Directions for this task
Copy out the material below in full, but not its images.

Record list
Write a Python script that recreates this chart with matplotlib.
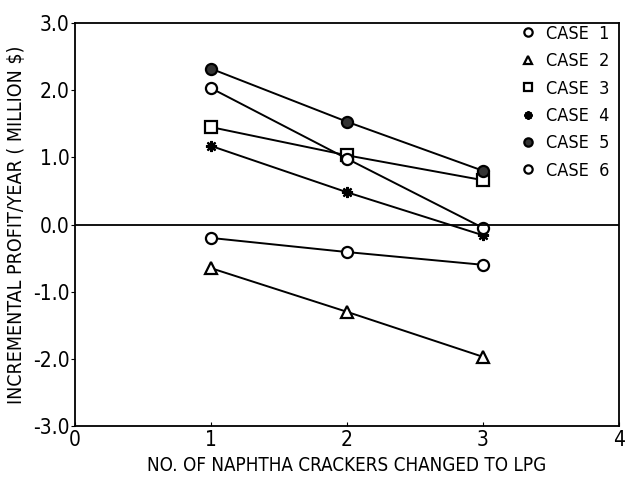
import matplotlib
matplotlib.use("Agg")
import matplotlib.pyplot as plt
from matplotlib import font_manager

# Data
crackers = [1, 2, 3]
case1 = [-0.20, -0.41, -0.60]
case2 = [-0.65, -1.30, -1.97]
case3 = [1.45, 1.03, 0.66]
case4 = [1.17, 0.48, -0.16]
case5 = [2.32, 1.53, 0.80]
case6 = [2.03, 0.98, -0.05]
case_labels = ['CASE  1', 'CASE  2', 'CASE  3', 'CASE  4', 'CASE  5', 'CASE  6']
y_ticks = [-3, -2, -1, 0, 1, 2, 3]
x_ticks = [0, 1, 2, 3, 4]

names = {f.name for f in font_manager.fontManager.ttflist}
fam = 'Liberation Sans Narrow' if 'Liberation Sans Narrow' in names else 'DejaVu Sans'
plt.rcParams['font.family'] = [fam, 'DejaVu Sans']
plt.rcParams['font.stretch'] = 'condensed'

fig = plt.figure(figsize=(6.27, 4.79), dpi=100)
ax = fig.add_axes([0.1196, 0.1106, 0.8676, 0.8414])

styles = [
    dict(marker='o', mfc='white'),
    dict(marker='^', mfc='white'),
    dict(marker='s', mfc='white'),
    dict(marker=(8, 2, 0), mfc='black'),
    dict(marker='o', mfc='#333333'),
    dict(marker='o', mfc='white'),
]
series = [case1, case2, case3, case4, case5, case6]

for vals, st, lab in zip(series, styles, case_labels):
    ax.plot(crackers, vals, color='black', lw=1.4, ms=8, mec='black', mew=1.6,
            label=lab, **st)

ax.axhline(0, color='black', lw=1.3)

ax.set_xlim(0, 4)
ax.set_ylim(-3, 3)
ax.set_xticks(x_ticks)
ax.set_xticklabels([str(v) for v in x_ticks])
ax.set_yticks(y_ticks)
ax.set_yticklabels(['%.1f' % v if v >= 0 else '-%.1f' % abs(v) for v in y_ticks])
ax.tick_params(axis='x', direction='in', length=3, labelsize=15, pad=3)
ax.tick_params(axis='y', direction='out', length=3, labelsize=15, pad=1)
for s in ax.spines.values():
    s.set_linewidth(1.3)

ax.set_xlabel('NO. OF NAPHTHA CRACKERS CHANGED TO LPG', fontsize=13.5, labelpad=4)
ax.set_ylabel('INCREMENTAL PROFIT/YEAR ( MILLION $)', fontsize=14, labelpad=5)

ax.legend(loc='upper right', bbox_to_anchor=(0.985, 1.0), frameon=False,
          fontsize=13, handlelength=0, handletextpad=1.0, labelspacing=0.52,
          borderaxespad=0.0, borderpad=0.1, markerscale=0.75)

fig.savefig('out.png', dpi=100)
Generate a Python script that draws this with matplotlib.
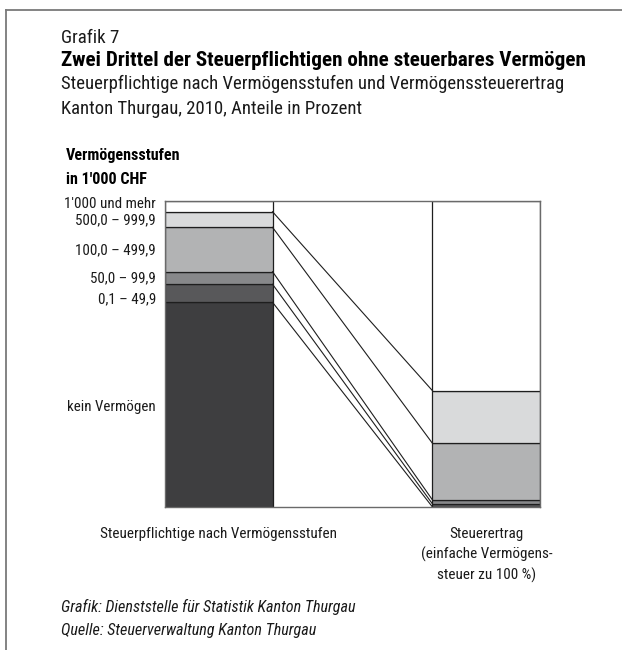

The result
Write a Python script that recreates this chart with matplotlib.
import matplotlib
matplotlib.use("Agg")
import matplotlib.pyplot as plt
from matplotlib import font_manager

# Data
crackers = [1, 2, 3]
case1 = [-0.20, -0.41, -0.60]
case2 = [-0.65, -1.30, -1.97]
case3 = [1.45, 1.03, 0.66]
case4 = [1.17, 0.48, -0.16]
case5 = [2.32, 1.53, 0.80]
case6 = [2.03, 0.98, -0.05]
case_labels = ['CASE  1', 'CASE  2', 'CASE  3', 'CASE  4', 'CASE  5', 'CASE  6']
y_ticks = [-3, -2, -1, 0, 1, 2, 3]
x_ticks = [0, 1, 2, 3, 4]

names = {f.name for f in font_manager.fontManager.ttflist}
fam = 'Liberation Sans Narrow' if 'Liberation Sans Narrow' in names else 'DejaVu Sans'
plt.rcParams['font.family'] = [fam, 'DejaVu Sans']
plt.rcParams['font.stretch'] = 'condensed'

fig = plt.figure(figsize=(6.27, 4.79), dpi=100)
ax = fig.add_axes([0.1196, 0.1106, 0.8676, 0.8414])

styles = [
    dict(marker='o', mfc='white'),
    dict(marker='^', mfc='white'),
    dict(marker='s', mfc='white'),
    dict(marker=(8, 2, 0), mfc='black'),
    dict(marker='o', mfc='#333333'),
    dict(marker='o', mfc='white'),
]
series = [case1, case2, case3, case4, case5, case6]

for vals, st, lab in zip(series, styles, case_labels):
    ax.plot(crackers, vals, color='black', lw=1.4, ms=8, mec='black', mew=1.6,
            label=lab, **st)

ax.axhline(0, color='black', lw=1.3)

ax.set_xlim(0, 4)
ax.set_ylim(-3, 3)
ax.set_xticks(x_ticks)
ax.set_xticklabels([str(v) for v in x_ticks])
ax.set_yticks(y_ticks)
ax.set_yticklabels(['%.1f' % v if v >= 0 else '-%.1f' % abs(v) for v in y_ticks])
ax.tick_params(axis='x', direction='in', length=3, labelsize=15, pad=3)
ax.tick_params(axis='y', direction='out', length=3, labelsize=15, pad=1)
for s in ax.spines.values():
    s.set_linewidth(1.3)

ax.set_xlabel('NO. OF NAPHTHA CRACKERS CHANGED TO LPG', fontsize=13.5, labelpad=4)
ax.set_ylabel('INCREMENTAL PROFIT/YEAR ( MILLION $)', fontsize=14, labelpad=5)

ax.legend(loc='upper right', bbox_to_anchor=(0.985, 1.0), frameon=False,
          fontsize=13, handlelength=0, handletextpad=1.0, labelspacing=0.52,
          borderaxespad=0.0, borderpad=0.1, markerscale=0.75)

fig.savefig('out.png', dpi=100)
Generate a Python script that draws this with matplotlib.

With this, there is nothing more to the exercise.